12 killed in attack on French satirical magazine after cartoon of Muslim gay kiss published


A dozen people were shot to death at the Paris office of the satirical news magazine Charlie Hebdo (“Charlie Weekly”) on January 7, in what appears to be retaliation for a cartoon that portrayed a Muslim man kissing one of its male editors.

The three gunmen stormed into the company’s daily editorial meeting with assault rifles and opened fire, killing twelve and wounding several more. According to the BBC, among those killed were “four of the magazine’s well-known cartoonists, including its editor” Stéphane Charbonnier, and two police officers.

Witnesses to the shooting reported that they heard the gunmen shouting in Arabic, “We have avenged the Prophet Muhammad” and “God is Great.”

The leftist magazine is known for being anti-religious, for which it has come under literal fire before. In November 2011, the office was destroyed in a firebomb attack and its website hacked after it published an issue containing caricatures of the Prophet Mohammed, and named him as the next issue’s guest “editor-in-chief.”
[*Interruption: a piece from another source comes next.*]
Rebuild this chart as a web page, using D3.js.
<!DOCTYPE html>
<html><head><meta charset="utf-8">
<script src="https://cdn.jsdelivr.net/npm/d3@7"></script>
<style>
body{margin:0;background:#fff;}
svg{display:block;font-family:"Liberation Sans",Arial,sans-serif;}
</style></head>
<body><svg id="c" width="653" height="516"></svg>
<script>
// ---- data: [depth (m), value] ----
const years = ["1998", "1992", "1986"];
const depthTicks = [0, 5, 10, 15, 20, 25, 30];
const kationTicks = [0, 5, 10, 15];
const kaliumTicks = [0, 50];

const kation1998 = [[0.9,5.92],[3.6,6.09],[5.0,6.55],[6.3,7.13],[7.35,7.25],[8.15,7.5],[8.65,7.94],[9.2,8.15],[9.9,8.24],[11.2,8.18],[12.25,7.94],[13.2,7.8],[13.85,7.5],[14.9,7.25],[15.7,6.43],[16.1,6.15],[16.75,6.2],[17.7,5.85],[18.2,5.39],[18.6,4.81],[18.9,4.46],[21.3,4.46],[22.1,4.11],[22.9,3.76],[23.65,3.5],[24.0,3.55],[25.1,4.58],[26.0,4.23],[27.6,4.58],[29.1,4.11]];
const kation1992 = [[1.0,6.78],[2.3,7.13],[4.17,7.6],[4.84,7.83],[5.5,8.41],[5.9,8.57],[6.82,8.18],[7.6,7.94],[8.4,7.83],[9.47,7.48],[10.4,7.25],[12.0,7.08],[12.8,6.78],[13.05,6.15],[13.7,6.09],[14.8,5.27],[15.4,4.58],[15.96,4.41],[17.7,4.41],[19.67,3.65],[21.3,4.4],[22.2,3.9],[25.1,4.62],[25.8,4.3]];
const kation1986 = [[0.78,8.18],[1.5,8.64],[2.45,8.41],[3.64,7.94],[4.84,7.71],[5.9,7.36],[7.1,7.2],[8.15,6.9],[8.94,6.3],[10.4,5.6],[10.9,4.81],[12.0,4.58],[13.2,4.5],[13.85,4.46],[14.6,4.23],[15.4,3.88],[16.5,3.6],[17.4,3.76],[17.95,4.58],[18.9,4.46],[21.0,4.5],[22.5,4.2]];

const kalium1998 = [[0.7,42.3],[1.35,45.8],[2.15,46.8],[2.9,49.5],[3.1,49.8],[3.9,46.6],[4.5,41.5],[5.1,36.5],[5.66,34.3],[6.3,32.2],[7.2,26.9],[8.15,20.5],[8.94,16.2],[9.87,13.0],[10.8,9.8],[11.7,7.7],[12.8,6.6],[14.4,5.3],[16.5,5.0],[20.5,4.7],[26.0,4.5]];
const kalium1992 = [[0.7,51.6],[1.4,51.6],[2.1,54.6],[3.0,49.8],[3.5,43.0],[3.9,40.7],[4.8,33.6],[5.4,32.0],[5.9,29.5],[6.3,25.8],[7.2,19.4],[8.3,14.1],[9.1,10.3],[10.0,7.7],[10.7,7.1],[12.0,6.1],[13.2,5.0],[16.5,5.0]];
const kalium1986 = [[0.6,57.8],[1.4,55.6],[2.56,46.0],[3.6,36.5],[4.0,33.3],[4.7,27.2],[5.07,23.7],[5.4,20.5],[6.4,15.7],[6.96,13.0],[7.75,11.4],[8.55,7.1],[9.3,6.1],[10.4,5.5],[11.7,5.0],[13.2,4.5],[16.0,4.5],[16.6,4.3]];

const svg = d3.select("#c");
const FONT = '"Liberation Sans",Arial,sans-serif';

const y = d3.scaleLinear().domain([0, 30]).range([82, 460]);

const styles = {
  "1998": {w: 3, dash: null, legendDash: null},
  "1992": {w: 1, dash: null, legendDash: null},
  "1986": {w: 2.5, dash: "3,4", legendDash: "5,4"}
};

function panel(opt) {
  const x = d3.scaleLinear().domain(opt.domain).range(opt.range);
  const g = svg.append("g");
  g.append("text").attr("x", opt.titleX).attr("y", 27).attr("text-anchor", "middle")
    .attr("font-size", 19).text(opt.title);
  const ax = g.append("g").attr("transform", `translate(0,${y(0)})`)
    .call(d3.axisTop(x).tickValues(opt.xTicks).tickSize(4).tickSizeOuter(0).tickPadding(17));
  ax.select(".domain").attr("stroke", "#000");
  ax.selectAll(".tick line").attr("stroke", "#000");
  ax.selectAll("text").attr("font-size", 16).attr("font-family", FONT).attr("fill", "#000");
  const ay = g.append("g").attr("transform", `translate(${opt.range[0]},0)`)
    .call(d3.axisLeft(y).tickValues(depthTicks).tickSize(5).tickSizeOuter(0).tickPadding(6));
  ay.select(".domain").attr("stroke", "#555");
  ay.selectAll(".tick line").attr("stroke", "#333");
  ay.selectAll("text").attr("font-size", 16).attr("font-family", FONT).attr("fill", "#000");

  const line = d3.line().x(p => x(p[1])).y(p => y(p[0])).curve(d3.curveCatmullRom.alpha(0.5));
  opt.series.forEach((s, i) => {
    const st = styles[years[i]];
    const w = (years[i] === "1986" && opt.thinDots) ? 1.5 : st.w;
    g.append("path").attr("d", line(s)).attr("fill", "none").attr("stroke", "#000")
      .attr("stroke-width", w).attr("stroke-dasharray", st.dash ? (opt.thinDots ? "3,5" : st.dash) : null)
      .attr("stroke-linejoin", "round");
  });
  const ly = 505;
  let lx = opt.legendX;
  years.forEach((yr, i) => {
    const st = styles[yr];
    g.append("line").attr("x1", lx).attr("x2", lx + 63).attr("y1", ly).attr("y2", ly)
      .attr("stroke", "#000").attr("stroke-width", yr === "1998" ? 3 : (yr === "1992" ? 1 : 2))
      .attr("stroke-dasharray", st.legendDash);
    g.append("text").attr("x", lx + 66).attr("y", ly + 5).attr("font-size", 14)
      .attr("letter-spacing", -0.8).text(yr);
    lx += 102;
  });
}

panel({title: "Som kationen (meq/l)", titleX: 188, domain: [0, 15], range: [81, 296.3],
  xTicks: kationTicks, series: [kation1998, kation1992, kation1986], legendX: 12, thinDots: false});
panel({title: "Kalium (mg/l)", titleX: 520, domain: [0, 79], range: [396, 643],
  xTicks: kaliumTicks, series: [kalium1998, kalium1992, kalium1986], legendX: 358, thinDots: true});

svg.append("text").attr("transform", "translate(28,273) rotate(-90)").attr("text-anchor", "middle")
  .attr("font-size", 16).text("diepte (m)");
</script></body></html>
The Telegraph reported that in 2013, Charbonnier’s name “was included in a Wanted Dead or Alive for Crimes Against Islam article published by Inspire, the terrorist propaganda magazine published by al-Qaida.”

A lawyer for Charlie Hebdo, Richard Malka, told the Telegraph that the magazine had been “under police protection since the Mohammed cartoon affair right up until today,” and that Charbonnier “was under special high-profile figure protection. The threats were constant. It is frightening.”

If the current reports of twelve fatalities are correct, it makes the shooting the most deadly terrorist attack in France since 1961, when the bombing of a Strasbourg–Paris train killed twenty-eight people.

President Francois Hollande told press, “We are threatened because we are a country of liberty.”

After the shooting, the masked gunmen exchanged fire with law enforcement at the scene before making their escape in a getaway car, driven by a fourth man. The vehicle was later abandoned in northern Paris, where the men hijacked another car.

According to Reuters, police union official Rocco Contento reported, “There is a possibility of other attacks and other sites are being secured.”

On the evening news, President Hollande said “Today the French Republic as a whole was the target,” and declared a national day of mourning for the country on January 8.